Monitoring vs. Logging Checklist
How to choose what to use
To meet critical SLAs and maintain reliability, modern digital enterprises running applications both in the cloud and on on-premise must measure the performance of their essential services, distributed applications, and infrastructures. For developers, DevOps and TechOps engineers, it can be confusing to know when to use metrics or log monitoring to isolate code performance anomalies, proactively monitor and baseline their scaled out, dynamic and distributed applications.
Metrics describe numeric measurements in time. The metric format includes the measured metric name, the metric data value, the timestamp, the metric source, and an optional tag. Metrics convey small information bits, much lighter than logs. Logs, unlike metrics, contain textual information about an event that occurred. Logs are meant to convey detailed information about the application, user, or system activity. The primary purpose of logs is troubleshooting a specific issue after the fact, e.g., code error, exception, security issue, or other.
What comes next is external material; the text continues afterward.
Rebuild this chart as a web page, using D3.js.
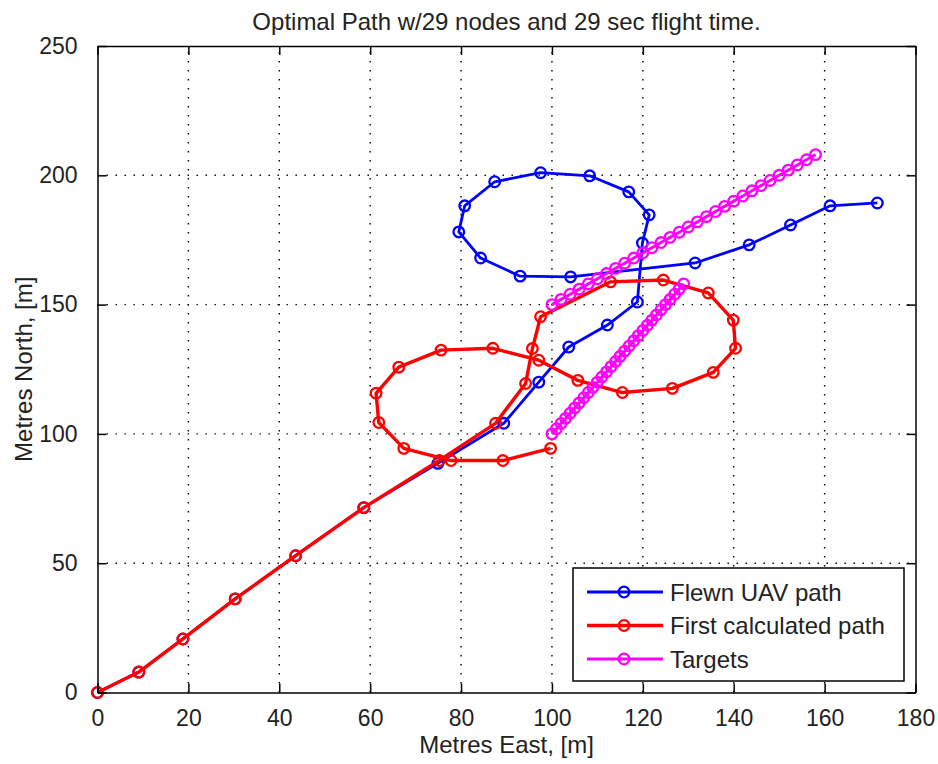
<!DOCTYPE html>
<html>
<head>
<meta charset="utf-8">
<script src="https://cdn.jsdelivr.net/npm/d3@7"></script>
<style>
  body { margin: 0; background: #fff; }
  svg { display: block; font-family: "Liberation Sans", Arial, sans-serif; }
</style>
</head>
<body>
<svg id="chart"></svg>
<script>
// flown UAV path (blue)
const flownX = [0, 9.1, 18.8, 30.3, 43.6, 58.6, 74.9, 89.4, 97.1, 103.7, 112.2, 118.8, 119.9, 121.4, 116.9, 108.3, 97.5, 87.4, 80.8, 79.5, 84.3, 93.0, 104.1, 131.5, 143.4, 152.5, 161.2, 171.6];
const flownY = [0, 7.9, 20.7, 36.2, 52.9, 71.5, 88.6, 104.1, 120.0, 133.6, 142.1, 151.0, 173.8, 184.7, 193.6, 199.8, 201.0, 197.5, 188.2, 178.1, 168.0, 161.0, 160.7, 166.1, 173.1, 180.8, 188.2, 189.3];

// first calculated path (red)
const calcX = [0, 9.1, 18.8, 30.3, 43.6, 58.6, 75.2, 87.6, 94.2, 95.7, 97.5, 112.9, 124.5, 134.4, 139.9, 140.4, 135.5, 126.5, 115.5, 105.7, 97.1, 87.0, 75.6, 66.3, 61.3, 61.9, 67.4, 77.8, 89.2, 99.7];
const calcY = [0, 7.9, 20.7, 36.2, 52.9, 71.5, 89.7, 104.1, 119.5, 133.0, 145.3, 158.8, 159.5, 154.5, 144.0, 133.1, 123.8, 117.6, 116.0, 120.7, 128.5, 133.1, 132.4, 125.8, 115.7, 104.4, 94.4, 89.7, 89.7, 94.4];

// targets (magenta), two tracks
const target1X = [100, 102, 104, 106, 108, 110, 112, 114, 116, 118, 120, 122, 124, 126, 128, 130, 132, 134, 136, 138, 140, 142, 144, 146, 148, 150, 152, 154, 156, 158];
const target1Y = [150, 152, 154, 156, 158, 160, 162, 164, 166, 168, 170, 172, 174, 176, 178, 180, 182, 184, 186, 188, 190, 192, 194, 196, 198, 200, 202, 204, 206, 208];
const target2X = [100, 101, 102, 103, 104, 105, 106, 107, 108, 109, 110, 111, 112, 113, 114, 115, 116, 117, 118, 119, 120, 121, 122, 123, 124, 125, 126, 127, 128, 129];
const target2Y = [100, 102, 104, 106, 108, 110, 112, 114, 116, 118, 120, 122, 124, 126, 128, 130, 132, 134, 136, 138, 140, 142, 144, 146, 148, 150, 152, 154, 156, 158];

const xTicks = [0, 20, 40, 60, 80, 100, 120, 140, 160, 180];
const yTicks = [0, 50, 100, 150, 200, 250];

const titleText = "Optimal Path w/29 nodes and 29 sec flight time.";
const xLabel = "Metres East, [m]";
const yLabel = "Metres North, [m]";

const width = 938;
const height = 764;
const margin = { top: 46, right: 22.5, bottom: 71.5, left: 97.5 };

const svg = d3.select("#chart").attr("width", width).attr("height", height);

const x = d3.scaleLinear().domain([0, 180]).range([margin.left, width - margin.right]);
const y = d3.scaleLinear().domain([0, 250]).range([height - margin.bottom, margin.top]);

const markerR = 5.3;
const series = [
  { name: "Flewn UAV path", color: "#0000ff", width: 2.8, tracks: [[flownX, flownY]] },
  { name: "First calculated path", color: "#ff0000", width: 3.4, tracks: [[calcX, calcY]] },
  { name: "Targets", color: "#ff00ff", width: 3, tracks: [[target1X, target1Y], [target2X, target2Y]] },
];

// dotted grid
const grid = svg.append("g")
  .attr("stroke", "#000")
  .attr("stroke-width", 1.4)
  .attr("stroke-dasharray", "1.4 7.6");
grid.selectAll("line.gx")
  .data(xTicks.slice(1, -1))
  .join("line")
  .attr("class", "gx")
  .attr("x1", (d) => x(d)).attr("x2", (d) => x(d))
  .attr("y1", y(0)).attr("y2", y(250));
grid.selectAll("line.gy")
  .data(yTicks.slice(1, -1))
  .join("line")
  .attr("class", "gy")
  .attr("x1", x(0)).attr("x2", x(180))
  .attr("y1", (d) => y(d)).attr("y2", (d) => y(d));

// paths and markers
const line = d3.line().x((d) => x(d[0])).y((d) => y(d[1]));
series.forEach((s) => {
  const g = svg.append("g");
  s.tracks.forEach(([xs, ys]) => {
    const pts = xs.map((v, i) => [v, ys[i]]);
    g.append("path")
      .attr("d", line(pts))
      .attr("fill", "none")
      .attr("stroke", s.color)
      .attr("stroke-width", s.width)
      .attr("stroke-linejoin", "round");
    g.selectAll(null)
      .data(pts)
      .join("circle")
      .attr("cx", (d) => x(d[0]))
      .attr("cy", (d) => y(d[1]))
      .attr("r", markerR)
      .attr("fill", "none")
      .attr("stroke", s.color)
      .attr("stroke-width", 2.3);
  });
});

// axes box with inward ticks on all sides
const tickLen = 9;
const axisFont = 23;
const xAxisB = svg.append("g")
  .attr("transform", `translate(0 ${y(0)})`)
  .call(d3.axisBottom(x).tickValues(xTicks).tickSize(-tickLen).tickPadding(tickLen + 8).tickSizeOuter(0));
const xAxisT = svg.append("g")
  .attr("transform", `translate(0 ${y(250)})`)
  .call(d3.axisTop(x).tickValues(xTicks).tickSize(-tickLen).tickFormat("").tickSizeOuter(0));
const yAxisL = svg.append("g")
  .attr("transform", `translate(${x(0)} 0)`)
  .call(d3.axisLeft(y).tickValues(yTicks).tickSize(-tickLen).tickPadding(tickLen + 11).tickSizeOuter(0));
const yAxisR = svg.append("g")
  .attr("transform", `translate(${x(180)} 0)`)
  .call(d3.axisRight(y).tickValues(yTicks).tickSize(-tickLen).tickFormat("").tickSizeOuter(0));

[xAxisB, xAxisT, yAxisL, yAxisR].forEach((a) => {
  a.select(".domain").attr("stroke", "#000").attr("stroke-width", 1.5);
  a.selectAll(".tick line").attr("stroke", "#000").attr("stroke-width", 1.5);
  a.selectAll(".tick text")
    .attr("fill", "#222")
    .attr("font-size", axisFont)
    .attr("font-family", "Liberation Sans, Arial, sans-serif");
});
xAxisB.selectAll(".tick text").attr("dy", "0.72em");

// title and axis labels
svg.append("text")
  .attr("x", (x(0) + x(180)) / 2)
  .attr("y", 30)
  .attr("text-anchor", "middle")
  .attr("font-size", 24)
  .attr("fill", "#222")
  .text(titleText);

svg.append("text")
  .attr("x", (x(0) + x(180)) / 2)
  .attr("y", 753)
  .attr("text-anchor", "middle")
  .attr("font-size", 24)
  .attr("fill", "#222")
  .text(xLabel);

svg.append("text")
  .attr("transform", `translate(32 ${(y(0) + y(250)) / 2}) rotate(-90)`)
  .attr("text-anchor", "middle")
  .attr("font-size", 24)
  .attr("fill", "#222")
  .text(yLabel);

// legend
const legend = svg.append("g").attr("transform", "translate(573 568)");
legend.append("rect")
  .attr("width", 331)
  .attr("height", 113)
  .attr("fill", "#fff")
  .attr("stroke", "#000")
  .attr("stroke-width", 1.5);
const rows = legend.selectAll("g.row")
  .data(series)
  .join("g")
  .attr("class", "row")
  .attr("transform", (d, i) => `translate(0 ${24 + i * 33.5})`);
rows.append("line")
  .attr("x1", 14).attr("x2", 90)
  .attr("stroke", (d) => d.color)
  .attr("stroke-width", (d) => d.width);
rows.append("circle")
  .attr("cx", 51)
  .attr("r", markerR)
  .attr("fill", "none")
  .attr("stroke", (d) => d.color)
  .attr("stroke-width", 2.3);
rows.append("text")
  .attr("x", 97)
  .attr("dy", "0.36em")
  .attr("font-size", 24)
  .attr("fill", "#222")
  .text((d) => d.name);
</script>
</body>
</html>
This checklist is designed to help you select the right approach for your environment and your specific application or service.
Metric-based Analytics
Metrics should be used if you need to:
- Need to continuously measure and get split-second insights from your cloud application code performance, business KPIs, and infrastructure metrics at high scale. The almost instant insights are essential for digital businesses generating revenue from customer-facing applications.
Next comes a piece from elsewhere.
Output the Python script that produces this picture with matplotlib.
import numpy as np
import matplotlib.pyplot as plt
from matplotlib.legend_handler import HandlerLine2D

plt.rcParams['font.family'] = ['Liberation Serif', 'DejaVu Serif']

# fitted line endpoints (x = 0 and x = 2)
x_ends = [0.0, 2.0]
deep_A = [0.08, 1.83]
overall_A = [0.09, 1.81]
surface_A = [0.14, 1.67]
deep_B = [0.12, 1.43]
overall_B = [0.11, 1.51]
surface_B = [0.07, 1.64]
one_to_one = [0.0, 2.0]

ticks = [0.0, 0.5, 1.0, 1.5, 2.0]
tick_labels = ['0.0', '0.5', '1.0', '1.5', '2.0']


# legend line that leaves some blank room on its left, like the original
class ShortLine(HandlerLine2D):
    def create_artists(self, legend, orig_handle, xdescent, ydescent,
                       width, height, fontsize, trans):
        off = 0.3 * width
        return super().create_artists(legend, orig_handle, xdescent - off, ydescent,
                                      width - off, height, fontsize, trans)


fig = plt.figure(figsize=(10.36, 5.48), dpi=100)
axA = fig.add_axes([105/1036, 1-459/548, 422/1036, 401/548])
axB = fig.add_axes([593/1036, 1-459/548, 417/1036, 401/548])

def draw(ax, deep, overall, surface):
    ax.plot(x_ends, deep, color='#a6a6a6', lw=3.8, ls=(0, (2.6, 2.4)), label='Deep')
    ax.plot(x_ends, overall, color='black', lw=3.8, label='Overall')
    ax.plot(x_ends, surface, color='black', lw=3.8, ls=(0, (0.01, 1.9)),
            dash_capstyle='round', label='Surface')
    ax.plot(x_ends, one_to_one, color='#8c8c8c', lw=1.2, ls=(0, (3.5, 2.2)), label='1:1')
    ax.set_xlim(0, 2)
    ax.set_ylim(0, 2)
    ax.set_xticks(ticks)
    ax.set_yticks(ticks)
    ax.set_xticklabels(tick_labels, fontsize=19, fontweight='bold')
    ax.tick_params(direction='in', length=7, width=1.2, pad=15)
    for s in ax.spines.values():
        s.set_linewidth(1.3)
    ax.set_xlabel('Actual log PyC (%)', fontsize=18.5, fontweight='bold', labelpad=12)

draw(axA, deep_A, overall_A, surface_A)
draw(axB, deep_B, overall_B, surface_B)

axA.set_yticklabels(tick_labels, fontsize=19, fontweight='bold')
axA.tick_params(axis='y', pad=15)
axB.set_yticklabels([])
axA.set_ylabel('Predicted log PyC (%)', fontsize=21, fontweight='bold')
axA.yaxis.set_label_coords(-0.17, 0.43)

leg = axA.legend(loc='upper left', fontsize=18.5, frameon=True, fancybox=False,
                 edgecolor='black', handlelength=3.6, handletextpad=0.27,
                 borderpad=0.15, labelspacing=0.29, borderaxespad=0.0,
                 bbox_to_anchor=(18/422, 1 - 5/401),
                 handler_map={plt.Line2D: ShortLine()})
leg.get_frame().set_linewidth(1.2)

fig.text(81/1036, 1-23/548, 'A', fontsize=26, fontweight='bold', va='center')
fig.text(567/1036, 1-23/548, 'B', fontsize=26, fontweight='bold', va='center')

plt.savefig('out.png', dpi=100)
- Are concerned with CPU, memory, or storage consumption, in particular, when you are developing and monitoring complex distributed applications requiring benchmarking and storing large code performance data sets. As numeric measurements, metrics can be highly compressed.
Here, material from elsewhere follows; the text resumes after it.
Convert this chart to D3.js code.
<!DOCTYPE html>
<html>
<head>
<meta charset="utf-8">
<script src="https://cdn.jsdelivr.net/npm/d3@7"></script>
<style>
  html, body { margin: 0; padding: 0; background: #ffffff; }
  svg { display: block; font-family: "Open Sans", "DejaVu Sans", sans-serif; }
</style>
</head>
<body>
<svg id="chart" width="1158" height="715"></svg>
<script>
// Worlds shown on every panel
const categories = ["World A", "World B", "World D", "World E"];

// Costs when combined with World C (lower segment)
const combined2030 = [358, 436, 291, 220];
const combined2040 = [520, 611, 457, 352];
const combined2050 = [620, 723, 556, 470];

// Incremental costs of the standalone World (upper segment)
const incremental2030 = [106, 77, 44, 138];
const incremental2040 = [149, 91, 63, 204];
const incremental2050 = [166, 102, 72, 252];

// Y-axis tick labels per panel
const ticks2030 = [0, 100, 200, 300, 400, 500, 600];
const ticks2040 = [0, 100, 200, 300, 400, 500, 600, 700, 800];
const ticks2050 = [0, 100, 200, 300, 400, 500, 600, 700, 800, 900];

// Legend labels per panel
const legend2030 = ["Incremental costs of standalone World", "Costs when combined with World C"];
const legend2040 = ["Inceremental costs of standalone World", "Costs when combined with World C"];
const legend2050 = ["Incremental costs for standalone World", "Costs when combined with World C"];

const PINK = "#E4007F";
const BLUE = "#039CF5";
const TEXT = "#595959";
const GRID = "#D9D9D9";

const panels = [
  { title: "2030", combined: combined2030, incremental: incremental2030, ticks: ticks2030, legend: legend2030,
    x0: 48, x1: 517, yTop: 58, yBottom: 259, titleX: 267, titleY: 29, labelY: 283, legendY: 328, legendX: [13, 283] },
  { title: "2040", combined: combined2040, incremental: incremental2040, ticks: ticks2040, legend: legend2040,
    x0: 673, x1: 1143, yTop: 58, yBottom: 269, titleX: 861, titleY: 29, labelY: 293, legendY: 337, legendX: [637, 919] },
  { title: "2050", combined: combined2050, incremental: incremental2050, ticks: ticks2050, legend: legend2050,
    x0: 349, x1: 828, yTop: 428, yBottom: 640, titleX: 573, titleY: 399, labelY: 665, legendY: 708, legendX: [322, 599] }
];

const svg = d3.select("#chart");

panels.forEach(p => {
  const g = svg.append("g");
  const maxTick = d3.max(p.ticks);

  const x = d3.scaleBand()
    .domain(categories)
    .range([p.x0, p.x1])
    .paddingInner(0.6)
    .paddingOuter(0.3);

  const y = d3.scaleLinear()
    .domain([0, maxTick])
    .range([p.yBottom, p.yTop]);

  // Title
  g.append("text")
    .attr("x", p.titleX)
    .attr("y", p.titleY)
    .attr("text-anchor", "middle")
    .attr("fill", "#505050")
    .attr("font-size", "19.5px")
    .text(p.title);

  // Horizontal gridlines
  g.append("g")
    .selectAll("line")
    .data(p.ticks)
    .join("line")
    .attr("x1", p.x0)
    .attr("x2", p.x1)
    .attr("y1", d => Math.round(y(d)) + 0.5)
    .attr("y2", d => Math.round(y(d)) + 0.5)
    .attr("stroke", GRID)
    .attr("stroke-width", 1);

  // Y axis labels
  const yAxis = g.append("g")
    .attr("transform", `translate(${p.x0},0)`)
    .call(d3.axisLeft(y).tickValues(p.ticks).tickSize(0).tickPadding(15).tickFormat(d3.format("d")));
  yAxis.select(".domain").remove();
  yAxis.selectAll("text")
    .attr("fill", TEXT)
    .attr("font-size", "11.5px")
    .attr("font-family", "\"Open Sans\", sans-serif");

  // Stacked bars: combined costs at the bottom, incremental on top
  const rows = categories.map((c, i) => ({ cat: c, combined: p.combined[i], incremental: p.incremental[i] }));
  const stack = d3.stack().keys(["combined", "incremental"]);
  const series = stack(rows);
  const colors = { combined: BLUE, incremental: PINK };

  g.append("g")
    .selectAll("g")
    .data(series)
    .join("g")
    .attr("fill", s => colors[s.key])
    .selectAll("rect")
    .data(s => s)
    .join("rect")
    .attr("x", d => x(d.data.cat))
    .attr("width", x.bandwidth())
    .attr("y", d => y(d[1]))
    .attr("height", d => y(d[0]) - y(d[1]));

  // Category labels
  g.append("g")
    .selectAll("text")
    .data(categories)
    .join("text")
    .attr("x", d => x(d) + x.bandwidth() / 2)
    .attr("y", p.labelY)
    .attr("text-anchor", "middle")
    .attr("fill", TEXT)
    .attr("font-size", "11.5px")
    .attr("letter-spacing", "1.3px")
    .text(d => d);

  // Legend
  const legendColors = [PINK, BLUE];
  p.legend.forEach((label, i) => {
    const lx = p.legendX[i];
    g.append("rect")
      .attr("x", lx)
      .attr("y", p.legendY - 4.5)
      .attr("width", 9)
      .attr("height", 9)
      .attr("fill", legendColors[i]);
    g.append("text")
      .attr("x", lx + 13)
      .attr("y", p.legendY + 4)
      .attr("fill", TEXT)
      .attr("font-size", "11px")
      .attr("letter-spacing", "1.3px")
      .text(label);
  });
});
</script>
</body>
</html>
- Run many microservices and containers.
- Use messaging pipelines for your application monitoring data including Kafka or others.
- Work for an organization that has many developers that need to collaborate and share metrics analysis and dashboards (such as self-service analytics for engineering teams).
- Need to apply complex processing on your code performance measurements or business KPI data such as using aggregates, histograms (distributions), and other mathematical transformations.
Log-based Analytics
Logs should be used if you need to:
- Need to analyze only unstructured text-based data from your applications and infrastructure.
- Can afford application performance data under-sampling and coarser monitoring.
- Don’t need to develop and don’t need to run highly distributed applications that require high scalability.
- Are developing monolithic applications that typically do not require frequent code updates requiring continuous monitoring
- Are not concerned with slower processing of your application performance data, such as in batch-like processing.
Both Metric and Log-based Analytics
Both should be used if you need to:
- Need to process both continuous metric data events and logs. Metrics analytics helps you get the first-pane of glass across the entire application stack. Then use log monitoring to deep-dive into a specific issue to investigate the root-cause after an issue happened.
- Need proactive query-driven smart alerting.
- Implementing DevOps principles and continuous delivery of your code.
- Need to troubleshoot and deep dive into a particular system such as storage or network, after an issue occurred that generated a log.
. . .
It is important to keep in mind that the needs of the system you are attempting to monitor are what matters. It is very possible that different applications or services in your organization will use slightly different approaches for their monitoring. There is no absolute right or wrong answer other than do what works for you and your team.